# Request:
Start at the line holding "Emit a component", stop at the line holding "Chart.register(...registerables);", and repeat those lines exactly, both ends included; skip the pictures.
===== Entries supplied =====
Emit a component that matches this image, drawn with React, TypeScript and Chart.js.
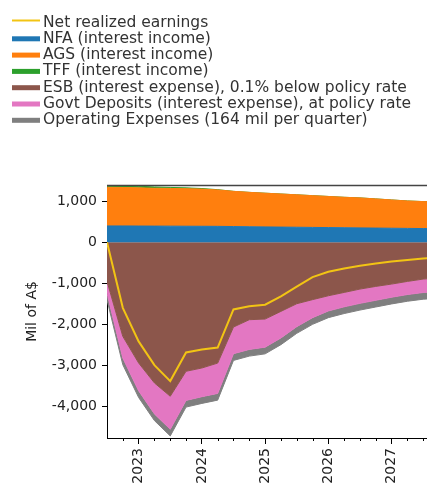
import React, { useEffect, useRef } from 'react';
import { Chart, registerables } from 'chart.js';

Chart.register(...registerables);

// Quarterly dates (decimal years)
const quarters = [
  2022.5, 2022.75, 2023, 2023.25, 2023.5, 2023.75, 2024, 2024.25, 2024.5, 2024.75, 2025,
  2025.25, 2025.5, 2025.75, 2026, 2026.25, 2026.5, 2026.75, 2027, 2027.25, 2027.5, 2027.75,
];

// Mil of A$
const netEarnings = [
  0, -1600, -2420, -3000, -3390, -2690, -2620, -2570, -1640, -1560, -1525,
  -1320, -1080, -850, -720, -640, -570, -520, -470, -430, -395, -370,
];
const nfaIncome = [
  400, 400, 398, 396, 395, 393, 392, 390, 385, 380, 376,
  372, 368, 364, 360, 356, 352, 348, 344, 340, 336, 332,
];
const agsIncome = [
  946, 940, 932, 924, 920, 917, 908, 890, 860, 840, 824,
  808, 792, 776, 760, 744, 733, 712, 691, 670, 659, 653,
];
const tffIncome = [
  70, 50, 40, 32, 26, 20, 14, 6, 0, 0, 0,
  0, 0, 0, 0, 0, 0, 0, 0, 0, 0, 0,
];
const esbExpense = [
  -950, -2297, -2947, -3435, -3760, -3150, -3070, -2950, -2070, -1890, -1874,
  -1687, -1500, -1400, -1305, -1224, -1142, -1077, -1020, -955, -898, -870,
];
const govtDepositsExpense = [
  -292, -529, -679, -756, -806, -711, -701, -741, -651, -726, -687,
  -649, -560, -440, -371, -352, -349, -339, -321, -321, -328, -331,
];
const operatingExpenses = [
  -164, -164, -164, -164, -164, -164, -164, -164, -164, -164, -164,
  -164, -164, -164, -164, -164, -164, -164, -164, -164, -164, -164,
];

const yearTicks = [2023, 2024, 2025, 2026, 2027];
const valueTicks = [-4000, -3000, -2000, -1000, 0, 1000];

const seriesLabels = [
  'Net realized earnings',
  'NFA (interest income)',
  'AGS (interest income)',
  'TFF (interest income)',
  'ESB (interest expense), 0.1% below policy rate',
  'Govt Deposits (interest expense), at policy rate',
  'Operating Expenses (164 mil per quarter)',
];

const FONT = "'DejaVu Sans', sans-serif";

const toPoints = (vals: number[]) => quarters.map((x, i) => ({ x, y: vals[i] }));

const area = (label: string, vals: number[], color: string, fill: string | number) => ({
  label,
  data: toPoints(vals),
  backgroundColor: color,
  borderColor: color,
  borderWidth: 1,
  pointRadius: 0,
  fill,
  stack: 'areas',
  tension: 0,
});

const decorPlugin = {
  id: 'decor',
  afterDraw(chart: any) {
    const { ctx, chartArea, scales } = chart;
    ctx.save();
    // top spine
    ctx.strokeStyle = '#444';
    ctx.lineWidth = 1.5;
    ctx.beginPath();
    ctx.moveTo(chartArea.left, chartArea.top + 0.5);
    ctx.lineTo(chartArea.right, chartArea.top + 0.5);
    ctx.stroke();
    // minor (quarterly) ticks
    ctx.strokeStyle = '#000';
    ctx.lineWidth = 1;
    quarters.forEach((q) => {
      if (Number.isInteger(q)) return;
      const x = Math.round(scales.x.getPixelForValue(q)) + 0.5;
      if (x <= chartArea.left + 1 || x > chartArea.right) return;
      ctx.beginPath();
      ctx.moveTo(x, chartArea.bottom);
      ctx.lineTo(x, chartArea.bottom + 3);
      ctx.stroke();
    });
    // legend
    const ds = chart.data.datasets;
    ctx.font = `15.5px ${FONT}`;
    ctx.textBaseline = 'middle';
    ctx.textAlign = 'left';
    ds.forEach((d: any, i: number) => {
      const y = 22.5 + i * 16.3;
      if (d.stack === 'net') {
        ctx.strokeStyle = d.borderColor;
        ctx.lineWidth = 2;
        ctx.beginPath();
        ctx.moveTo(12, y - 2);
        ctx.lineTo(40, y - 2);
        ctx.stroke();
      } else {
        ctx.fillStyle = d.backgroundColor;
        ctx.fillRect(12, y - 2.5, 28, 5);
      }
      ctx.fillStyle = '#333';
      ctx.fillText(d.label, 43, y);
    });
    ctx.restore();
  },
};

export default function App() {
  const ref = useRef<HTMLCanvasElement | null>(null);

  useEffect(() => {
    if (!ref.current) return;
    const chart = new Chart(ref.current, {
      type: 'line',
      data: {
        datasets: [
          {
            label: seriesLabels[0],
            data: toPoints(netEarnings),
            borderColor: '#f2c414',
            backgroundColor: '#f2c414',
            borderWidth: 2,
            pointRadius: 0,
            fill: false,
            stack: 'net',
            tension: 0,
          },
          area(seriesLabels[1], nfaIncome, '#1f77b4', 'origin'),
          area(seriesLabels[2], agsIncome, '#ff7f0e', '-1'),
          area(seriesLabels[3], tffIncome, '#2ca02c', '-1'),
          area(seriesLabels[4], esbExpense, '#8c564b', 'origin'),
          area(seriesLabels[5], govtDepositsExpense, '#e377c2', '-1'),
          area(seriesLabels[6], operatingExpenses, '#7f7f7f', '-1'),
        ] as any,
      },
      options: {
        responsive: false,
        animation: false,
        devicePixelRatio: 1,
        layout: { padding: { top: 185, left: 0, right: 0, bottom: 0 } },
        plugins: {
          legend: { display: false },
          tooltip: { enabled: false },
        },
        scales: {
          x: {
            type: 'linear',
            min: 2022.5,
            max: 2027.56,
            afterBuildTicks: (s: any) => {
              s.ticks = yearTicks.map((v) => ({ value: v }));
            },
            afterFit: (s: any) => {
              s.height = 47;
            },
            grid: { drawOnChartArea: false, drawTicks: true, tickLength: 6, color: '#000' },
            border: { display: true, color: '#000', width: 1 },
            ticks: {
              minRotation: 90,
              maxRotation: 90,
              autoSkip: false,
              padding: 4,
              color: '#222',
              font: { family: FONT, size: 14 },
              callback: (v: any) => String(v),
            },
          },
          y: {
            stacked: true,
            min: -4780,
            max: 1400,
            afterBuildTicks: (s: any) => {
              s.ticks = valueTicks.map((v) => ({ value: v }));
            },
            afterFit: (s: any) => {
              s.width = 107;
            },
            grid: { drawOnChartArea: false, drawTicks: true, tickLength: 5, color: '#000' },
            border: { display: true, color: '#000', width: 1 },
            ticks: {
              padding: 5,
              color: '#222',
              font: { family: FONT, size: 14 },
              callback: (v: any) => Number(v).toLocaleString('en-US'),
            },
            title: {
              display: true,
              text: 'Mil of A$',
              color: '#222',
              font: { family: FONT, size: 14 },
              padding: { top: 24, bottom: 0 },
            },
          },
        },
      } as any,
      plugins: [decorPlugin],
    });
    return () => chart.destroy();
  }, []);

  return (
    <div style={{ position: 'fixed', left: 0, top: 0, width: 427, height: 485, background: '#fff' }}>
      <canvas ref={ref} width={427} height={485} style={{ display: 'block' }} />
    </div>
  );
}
=====
===== Entries supplied =====
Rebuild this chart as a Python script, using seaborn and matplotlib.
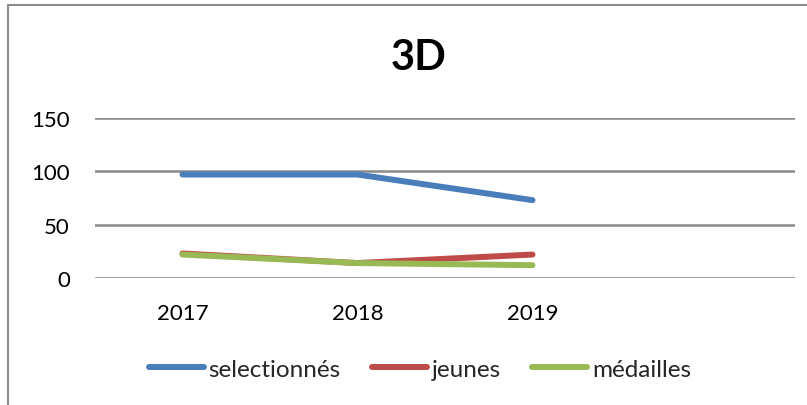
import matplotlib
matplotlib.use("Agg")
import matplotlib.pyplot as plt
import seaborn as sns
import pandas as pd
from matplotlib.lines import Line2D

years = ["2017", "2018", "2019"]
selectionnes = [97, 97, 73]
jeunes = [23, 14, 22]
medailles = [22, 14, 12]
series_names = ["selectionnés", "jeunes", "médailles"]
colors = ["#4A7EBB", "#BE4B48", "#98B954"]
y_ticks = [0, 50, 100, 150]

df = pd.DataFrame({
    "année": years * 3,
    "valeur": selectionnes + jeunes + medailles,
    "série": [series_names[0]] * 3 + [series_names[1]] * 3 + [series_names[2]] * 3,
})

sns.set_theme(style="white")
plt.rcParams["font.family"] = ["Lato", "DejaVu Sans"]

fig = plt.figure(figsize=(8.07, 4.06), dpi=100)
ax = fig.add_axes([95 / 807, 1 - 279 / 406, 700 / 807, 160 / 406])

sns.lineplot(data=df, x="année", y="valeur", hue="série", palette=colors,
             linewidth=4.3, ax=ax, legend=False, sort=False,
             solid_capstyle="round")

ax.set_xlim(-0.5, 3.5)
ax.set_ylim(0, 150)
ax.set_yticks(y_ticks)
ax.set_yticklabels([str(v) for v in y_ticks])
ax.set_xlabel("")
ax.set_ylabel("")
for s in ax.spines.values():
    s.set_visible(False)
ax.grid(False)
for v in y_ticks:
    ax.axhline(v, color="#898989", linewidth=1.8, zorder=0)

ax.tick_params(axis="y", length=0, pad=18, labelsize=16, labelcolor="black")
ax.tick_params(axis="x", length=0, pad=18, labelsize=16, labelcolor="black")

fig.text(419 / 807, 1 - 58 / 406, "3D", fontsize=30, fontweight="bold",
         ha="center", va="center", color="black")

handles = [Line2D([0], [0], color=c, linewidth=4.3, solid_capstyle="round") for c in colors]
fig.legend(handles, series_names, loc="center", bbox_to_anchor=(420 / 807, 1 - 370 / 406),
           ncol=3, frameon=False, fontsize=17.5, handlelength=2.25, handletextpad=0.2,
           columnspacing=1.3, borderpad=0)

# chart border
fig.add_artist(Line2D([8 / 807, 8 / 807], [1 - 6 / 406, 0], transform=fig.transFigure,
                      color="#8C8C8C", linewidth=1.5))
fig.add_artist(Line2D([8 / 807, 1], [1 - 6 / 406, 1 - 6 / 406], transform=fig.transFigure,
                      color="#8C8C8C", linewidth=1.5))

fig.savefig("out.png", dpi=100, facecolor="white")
=====
# Exercise result:
Emit a component that matches this image, drawn with React, TypeScript and Chart.js.
import React, { useEffect, useRef } from 'react';
import { Chart, registerables } from 'chart.js';

Chart.register(...registerables);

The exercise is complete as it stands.